Laguna Colorada, Bolivia.

What travel lessons has being on the road taught you? What wouldn’t you truly know without having traveled?

26 Responses

  1. Lily Lau

    Those lessons are so valuable… 🙂 I know perfectly what you mean with clean underwear (or any clothes!) and hot water, it’s when you think “home, sweet home”, but after a while you love the adventure again!

    Reply
  2. Melinda

    I love this post–while my travels have been far less ambitious than yours, I could relate to just about everything on this list.

    Reply
  3. Pech

    Great post, it really makes me want to travel. It’s been unfortunate that travel as a typical American has meant short trips of maybe a week at most and domestic, while I see family members in other countries somehow having more freedom as they visit other countries every year. Every year responsibilities and costs makes me put off the dream, but I hope to change that next year, and really mean it when I say I start next year! I admire that you made the fantasy of travel to experience other places and not just briefly visit happen.

    Reply
    • Peter Korchnak

      We could talk for hours about the differences in American and European vacation packages. Good luck in your travel planning. May I recommend: Start now!

      Reply
  4. Caitlin

    I can relate to this on so many levels! As much as I wholeheartedly agree that there are simple things at home that just push you into ridiculous bliss upon reunion (fresh sheets, no second thoughts about water from the faucet, flushing toilet paper, etc), it never takes long before the travel bug starts making me restless. It is totally humbling. Beautiful post.

    Reply
  5. Jane

    Very thoughtful post. I’m going to carry these ideas around with me. The idea of enoughness is a challenge, even just “are we enough,” and not only “do I have enough.” Everywhere I look, there seems to be pressure to be more and do more and make more.

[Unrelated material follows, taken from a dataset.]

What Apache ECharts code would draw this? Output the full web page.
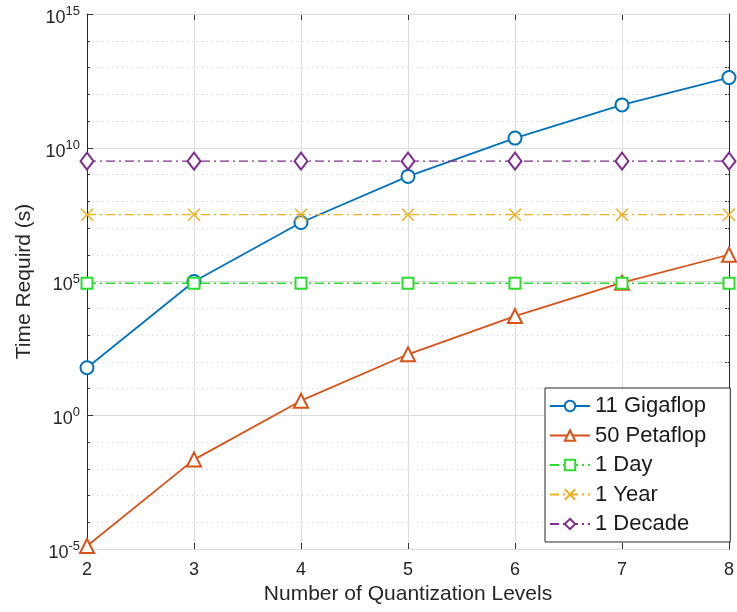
<!DOCTYPE html>
<html lang="en">
<head>
    <meta charset="UTF-8">
    <title>Time Required vs Quantization Levels</title>
    <style>
        html, body { margin: 0; padding: 0; background: #fff; }
        #main { width: 737px; height: 612px; }
    </style>
    <script src="https://cdn.jsdelivr.net/npm/echarts@6/dist/echarts.min.js"></script>
</head>
<body>
    <div id="main"></div>
    <script>
        // data
        let levels = [2, 3, 4, 5, 6, 7, 8];
        let giga = [60, 1e5, 1.6e7, 8.5e8, 2.3e10, 4e11, 4.2e12];
        let peta = [1.3e-5, 0.022, 3.5, 190, 5.1e3, 9e4, 1e6];
        let oneDay = [8.64e4, 8.64e4, 8.64e4, 8.64e4, 8.64e4, 8.64e4, 8.64e4];
        let oneYear = [3.15e7, 3.15e7, 3.15e7, 3.15e7, 3.15e7, 3.15e7, 3.15e7];
        let oneDecade = [3.15e9, 3.15e9, 3.15e9, 3.15e9, 3.15e9, 3.15e9, 3.15e9];
        let names = ['11 Gigaflop', '50 Petaflop', '1 Day', '1 Year', '1 Decade'];

        function pairs(ys) {
            return levels.map((x, i) => [x, ys[i]]);
        }

        let chartDom = document.getElementById('main');
        let myChart = echarts.init(chartDom);
        let font = 'Liberation Sans, Arial, Helvetica, sans-serif';
        let dashDot = [9, 4, 2, 4];

        function mkSeries(name, ys, color, symbol, size, dashed) {
            return {
                name: name,
                type: 'line',
                xAxisIndex: 0,
                yAxisIndex: 0,
                data: pairs(ys),
                symbol: symbol,
                symbolSize: size,
                showAllSymbol: true,
                lineStyle: { color: color, width: dashed ? 1.4 : 1.8, type: dashed ? dashDot : 'solid' },
                itemStyle: { color: color, borderColor: color, borderWidth: 1.5 },
                emphasis: { disabled: true },
                z: 3
            };
        }

        let option = {
            animation: false,
            textStyle: { fontFamily: font },
            grid: { left: 87, right: 5, top: 14, bottom: 63, containLabel: false },
            legend: {
                data: names,
                orient: 'vertical',
                left: 545,
                top: 388,
                padding: [7, 24, 7, 4],
                itemGap: 7.5,
                itemWidth: 40,
                itemHeight: 13,
                backgroundColor: '#fff',
                borderColor: '#262626',
                borderWidth: 1,
                borderRadius: 0,
                textStyle: { fontSize: 22, color: '#1a1a1a', fontFamily: font },
                selectedMode: false
            },
            xAxis: [{
                type: 'value',
                min: 2,
                max: 8,
                interval: 1,
                position: 'bottom',
                name: 'Number of Quantization Levels',
                nameLocation: 'middle',
                nameGap: 35,
                nameTextStyle: { fontSize: 21, color: '#262626', fontFamily: font },
                axisLine: { lineStyle: { color: '#333', width: 1 } },
                axisTick: { inside: true, length: 6, lineStyle: { color: '#333' } },
                axisLabel: { fontSize: 18, color: '#262626', margin: 12, fontFamily: font },
                splitLine: { show: true, lineStyle: { color: '#dcdcdc', width: 1 } }
            }, {
                type: 'value',
                min: 2,
                max: 8,
                interval: 1,
                position: 'top',
                axisLine: { show: true, lineStyle: { color: '#333', width: 1 } },
                axisTick: { inside: true, length: 6, lineStyle: { color: '#333' } },
                axisLabel: { show: false },
                splitLine: { show: false }
            }],
            yAxis: [{
                type: 'log',
                logBase: 10,
                min: 1e-5,
                max: 1e15,
                interval: 5,
                position: 'left',
                name: 'Time Requird (s)',
                nameLocation: 'middle',
                nameGap: 52,
                nameTextStyle: { fontSize: 21, color: '#262626', fontFamily: font },
                axisLine: { show: true, lineStyle: { color: '#262626', width: 1 } },
                axisTick: { inside: true, length: 6, lineStyle: { color: '#333' } },
                axisLabel: {
                    margin: 7,
                    formatter: function (v) {
                        let e = Math.round(Math.log10(v));
                        return '{b|10}{s|' + e + '}';
                    },
                    rich: {
                        b: { fontSize: 18, color: '#262626', fontFamily: font, verticalAlign: 'bottom', padding: [8, 0, 0, 0] },
                        s: { fontSize: 13, color: '#262626', fontFamily: font, verticalAlign: 'bottom', padding: [0, 0, 9, 0] }
                    }
                },
                splitLine: { show: true, lineStyle: { color: '#dcdcdc', width: 1 } },
                z: 2
            }, {
                type: 'log',
                logBase: 10,
                min: 1e-5,
                max: 1e15,
                interval: 1,
                position: 'left',
                axisLine: { show: false },
                axisTick: { inside: true, length: 3, lineStyle: { color: '#333' } },
                axisLabel: { show: false },
                splitLine: { show: true, lineStyle: { color: ['#dcdcdc', '#cfcfcf', '#cfcfcf', '#cfcfcf', '#cfcfcf'], width: 1, type: [1, 4] } },
                z: 1
            }, {
                type: 'log',
                logBase: 10,
                min: 1e-5,
                max: 1e15,
                interval: 1,
                position: 'right',
                axisLine: { show: true, lineStyle: { color: '#262626', width: 1 } },
                axisTick: { inside: true, length: 4, lineStyle: { color: '#333' } },
                axisLabel: { show: false },
                splitLine: { show: false }
            }],
            series: [
                mkSeries(names[0], giga, '#0072BD', 'emptyCircle', 13, false),
                mkSeries(names[1], peta, '#D95319', 'emptyTriangle', 14, false),
                mkSeries(names[2], oneDay, '#2ddd2d', 'emptyRect', 11, true),
                mkSeries(names[3], oneYear, '#EDB120', 'path://M0,0L10,10M10,0L0,10', 12, true),
                mkSeries(names[4], oneDecade, '#7E2F8E', 'emptyDiamond', [13, 17], true)
            ]
        };

        option && myChart.setOption(option);
    </script>
</body>
</html>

    So, the question is, can you live like a traveler at home? Or do you have to keep leaving to remember these insights?

    Reply
    • Peter Korchnak

      It’s possible to live like a traveler at home but it’s much harder than when you are actually traveling. It helps to reminisce and reflect on the trip, though…

      Reply
  6. Rhonda

    Well said and we whole heartedly agree! Now, while still in planning stages for our next extended trip, we have itchy feet to be on the road and yet are determined to enjoy our kitchen, our fantastic palapa out back, hot showers, good coffee, picking produce for dinner out of our very own garden, the ability to just sit down every so often, turn on a movie and spread out on the couch. As much as we love traveling, it’s always a catch 22… when on the road we know we will miss these things (and, of course, family and friends) and yet our soul hungers for more so here at home we miss the other lands, other languages, other ways of doing things. I think the VERY most important thing we’ve learned… treat every single day as the miracle it is because you never know when it’s the last.

    Reply
  7. Heather Widmer

    Great article! We’re ten months into our round the world adventure and can really relate to things that we have been taking for granted. Also, your point about personal items in storage while traveling. We have a closet of personal items at a family member’s home. After being on the road, you really do realize how little you need. I anticipate having a “why did I keep this” moment as well 🙂

    Reply
  8. Carmel

    I said something like, “it’ll happen when it happens.” and my family looked at me like I was from another planet. This was most definitely not the attitude I kept before we left. I don’t know what happened or when, but I’m glad I’ve taken a more laid back approach to time. It’s better for my stress levels.

    I’ve discovered that while long-term travel isn’t for me in the long run, we will always be travelers and wanderers. I know exploring more of the world is in our future and we’ll definitely make it happen again.

    Reply
  9. Emily

    A great sum up of lessons which I am sure will culminate for us when we return to Toronto in 2 months. 2 months?!